Having factions is good for the card game, but it doesn't do dick diddly for the role playing game unless player characters can meaningfully be members of the different factions. This means that having villainous Lotus Eaters and villainous Jammers at the same time is basically pointless. Makes for a fun card game, but it's detrimental to the RPG. It's just a bunch of major characters you aren't going to interact with and a bunch of NPCs rubbing their penises against each other with no input from the PCs one way or the other.

The flip side of course is that having organizations that players can be in only matters if the players can meaningfully decide to not be in them. This means that The Dragons, as formulated, are bullshit.

Your basic choice is to either have good guy and bad guy factions from each juncture (and thus the PCs are a group of heroes from various junctures and their associated factions), or to have just one or two actually bad factions and have all the other factions be things PCs can be members of. Either one of those would be fine.

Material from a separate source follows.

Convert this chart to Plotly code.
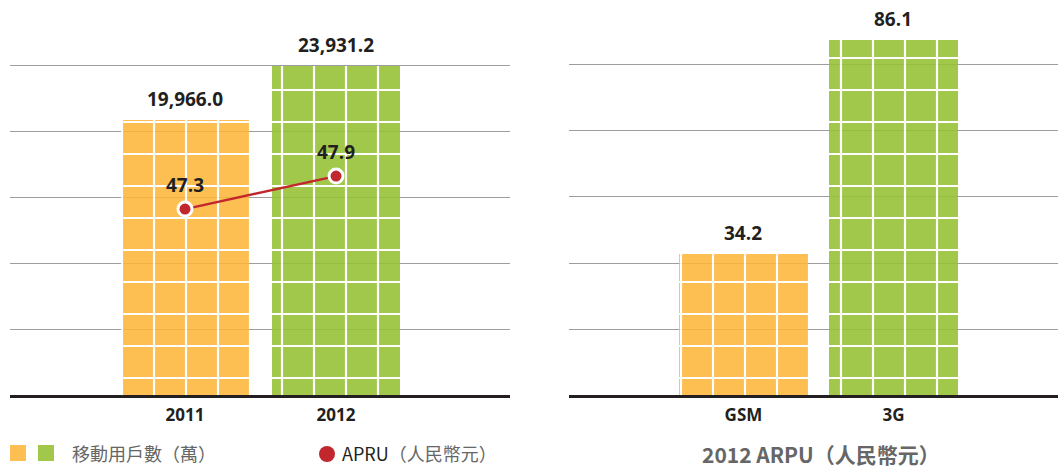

As for junctures, I think that you've basically hit it right. I could see the plausible need for having a separate dark ages to renaissance period from a might of rome type period. Kings and knights does seem kinda different from guys running around in togas and sandals. That would take you from six junctures to seven, which still seems pretty manageable to me. I could also accept a 30,000 BCE juncture with sabertooth tigers and shit, but it's by no means required.